A Multi-Platform Dataset Assessment of Observational Uncertainty in Extreme Precipitation Events over the Continental United States

Extreme precipitation events are associated with numerous societal and environmental impacts. Furthermore, anthropogenic climate change is projected to alter trends in precipitation intensity across portions of the Continental United States (CONUS). Therefore, a spatial understanding and intuitive means of monitoring extreme precipitation over time is critical. Towards this end, we apply an event-based indicator, developed in support of the ongoing efforts of the US National Climate Assessment, which assigns categories to extreme precipitation events based on 3-day storm totals as a basis for dataset intercomparison. To assess observational uncertainty across a wide range of historical precipitation measurement approaches, we intercompare in situ station data, satellite derived precipitation data from NASA’s Tropical Rainfall Measuring Mission (TRMM) product, gridded in situ station data from the Parameter-elevation Relationships on Independent Slopes Model (PRISM), global reanalysis from NASA’s Modern Era Retrospective-Analysis version 2 (MERRA 2), and regional reanalysis with gauge data assimilation from NCEPs North American Regional Reanalysis (NARR). Results suggest considerable variability across the five platform suite in the frequency, spatial extent, and magnitude of extreme precipitation events.
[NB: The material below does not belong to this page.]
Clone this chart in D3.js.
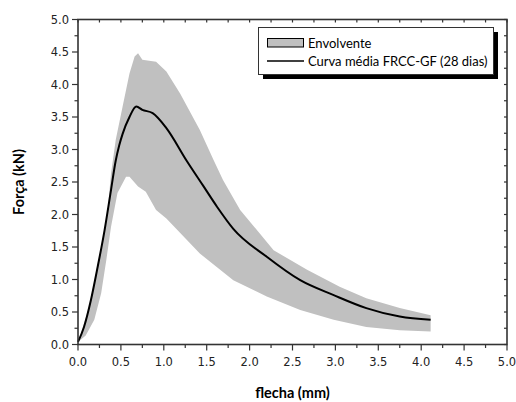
<!DOCTYPE html>
<html>
<head>
<meta charset="utf-8">
<script src="https://cdn.jsdelivr.net/npm/d3@7"></script>
<style>
    body { margin: 0; background: #fff; }
    svg { display: block; }
    .tick-label { font-family: "DejaVu Sans", sans-serif; font-size: 11.5px; fill: #222; }
    .title { font-family: Lato, sans-serif; font-weight: bold; font-size: 14.5px; fill: #000; }
    .legend-text { font-family: Lato, sans-serif; font-size: 13px; fill: #000; }
</style>
</head>
<body>
<svg width="516" height="402"></svg>
<script>
// mean curve (flecha mm, força kN)
const meanX = [0, 0.07, 0.15, 0.23, 0.31, 0.385, 0.44, 0.48, 0.52, 0.60, 0.68, 0.75, 0.87, 1.03, 1.27, 1.46, 1.62, 1.81, 2.20, 2.59, 2.98, 3.36, 3.75, 4.11];
const meanY = [0.04, 0.27, 0.68, 1.20, 1.76, 2.38, 2.83, 3.06, 3.24, 3.50, 3.66, 3.61, 3.56, 3.33, 2.82, 2.44, 2.12, 1.78, 1.35, 0.99, 0.76, 0.56, 0.43, 0.38];

// envelope upper edge
const upperX = [0, 0.035, 0.13, 0.21, 0.29, 0.35, 0.385, 0.44, 0.52, 0.60, 0.66, 0.70, 0.75, 0.91, 1.03, 1.19, 1.42, 1.58, 1.69, 1.89, 2.28, 2.67, 3.05, 3.36, 3.75, 4.11];
const upperY = [0.04, 0.17, 0.58, 1.10, 1.61, 2.12, 2.63, 3.15, 3.66, 4.17, 4.43, 4.48, 4.38, 4.35, 4.20, 3.86, 3.30, 2.84, 2.53, 2.07, 1.45, 1.15, 0.89, 0.71, 0.56, 0.45];

// envelope lower edge
const lowerX = [0, 0.09, 0.19, 0.27, 0.33, 0.385, 0.46, 0.56, 0.60, 0.70, 0.79, 0.91, 1.03, 1.42, 1.81, 2.20, 2.59, 2.98, 3.36, 3.75, 4.11];
const lowerY = [0.04, 0.14, 0.38, 0.79, 1.30, 1.81, 2.33, 2.58, 2.58, 2.43, 2.35, 2.07, 1.94, 1.40, 0.99, 0.74, 0.53, 0.38, 0.27, 0.22, 0.20];

const xMajor = [0, 0.5, 1, 1.5, 2, 2.5, 3, 3.5, 4, 4.5, 5];
const yMajor = [0, 0.5, 1, 1.5, 2, 2.5, 3, 3.5, 4, 4.5, 5];
const minorStep = 0.25;

const legendLabels = ["Envolvente", "Curva média FRCC-GF (28 dias)"];

const svg = d3.select("svg");
const plotLeft = 78, plotRight = 507, plotTop = 19.5, plotBottom = 344.5;

const x = d3.scaleLinear().domain([0, 5]).range([plotLeft, plotRight]);
const y = d3.scaleLinear().domain([0, 5]).range([plotBottom, plotTop]);

// envelope polygon: upper forward, lower backward
const upper = upperX.map((d, i) => [d, upperY[i]]);
const lower = lowerX.map((d, i) => [d, lowerY[i]]).reverse();
const poly = upper.concat(lower);

svg.append("path")
    .attr("d", d3.line().x(d => x(d[0])).y(d => y(d[1]))(poly) + "Z")
    .attr("fill", "#c0c0c0")
    .attr("stroke", "none");

const mean = meanX.map((d, i) => [d, meanY[i]]);
svg.append("path")
    .attr("d", d3.line().x(d => x(d[0])).y(d => y(d[1])).curve(d3.curveMonotoneX)(mean))
    .attr("fill", "none")
    .attr("stroke", "#000")
    .attr("stroke-width", 2);

// ticks
const minor = d3.range(0, 5.0001, minorStep);
const axisColor = "#333";

const g = svg.append("g").attr("stroke", axisColor).attr("stroke-width", 1.2);
minor.forEach(v => {
    const isMajor = Math.abs(v * 2 - Math.round(v * 2)) < 1e-6;
    const out = isMajor ? 6 : 3.5;
    // bottom, outward
    g.append("line").attr("x1", x(v)).attr("x2", x(v)).attr("y1", plotBottom).attr("y2", plotBottom + out);
    // left, outward
    g.append("line").attr("x1", plotLeft).attr("x2", plotLeft - out).attr("y1", y(v)).attr("y2", y(v));
    // top, inward
    g.append("line").attr("x1", x(v)).attr("x2", x(v)).attr("y1", plotTop).attr("y2", plotTop + 3);
    // right, inward
    g.append("line").attr("x1", plotRight).attr("x2", plotRight - 3).attr("y1", y(v)).attr("y2", y(v));
});

// frame
svg.append("rect")
    .attr("x", plotLeft).attr("y", plotTop)
    .attr("width", plotRight - plotLeft).attr("height", plotBottom - plotTop)
    .attr("fill", "none").attr("stroke", axisColor).attr("stroke-width", 1.6);

// tick labels
svg.selectAll(".xl").data(xMajor).enter().append("text")
    .attr("class", "tick-label")
    .attr("x", d => x(d)).attr("y", 366)
    .attr("text-anchor", "middle")
    .text(d => d.toFixed(1));

svg.selectAll(".yl").data(yMajor).enter().append("text")
    .attr("class", "tick-label")
    .attr("x", 69).attr("y", d => y(d) + 4)
    .attr("text-anchor", "end")
    .text(d => d.toFixed(1));

// axis titles
svg.append("text").attr("class", "title")
    .attr("x", (plotLeft + plotRight) / 2).attr("y", 398)
    .attr("text-anchor", "middle")
    .text("flecha (mm)");

svg.append("text").attr("class", "title")
    .attr("transform", `translate(24, ${(plotTop + plotBottom) / 2}) rotate(-90)`)
    .attr("text-anchor", "middle")
    .text("Força (kN)");

// legend
const lg = svg.append("g");
lg.append("rect").attr("x", 263).attr("y", 32).attr("width", 235).attr("height", 47).attr("fill", "#000");
lg.append("rect").attr("x", 258.5).attr("y", 27.5).attr("width", 235).attr("height", 47)
    .attr("fill", "#fff").attr("stroke", "#333").attr("stroke-width", 1);
lg.append("rect").attr("x", 267.5).attr("y", 38.5).attr("width", 36).attr("height", 8.5)
    .attr("fill", "#c0c0c0").attr("stroke", "#000").attr("stroke-width", 1);
lg.append("line").attr("x1", 267).attr("x2", 304).attr("y1", 61).attr("y2", 61)
    .attr("stroke", "#000").attr("stroke-width", 1.6);
lg.selectAll(".lt").data(legendLabels).enter().append("text")
    .attr("class", "legend-text")
    .attr("x", 308).attr("y", (d, i) => 47.5 + i * 18.5)
    .text(d => d);
</script>
</body>
</html>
Higher resolution datasets were found to capture a greater frequency of high-end extreme events compared to lower spatial resolution datasets. Differences persist after datasets are spatially aggregated to a standard grid. PRISM maintains a high relative occurrence of extreme events even after spatial interpolation, while TRMM tends to underestimate extreme events over complex topography. MERRA 2 reanalysis tends to systematically underestimate event frequency and magnitude relative to the other datasets. The degree of dataset agreement varies regionally, however all datasets successfully capture the seasonal cycle of precipitation extremes across the CONUS. These intercomparison results provide additional insight about observational uncertainty and the ability of multi-platform precipitation estimates to capture extreme events.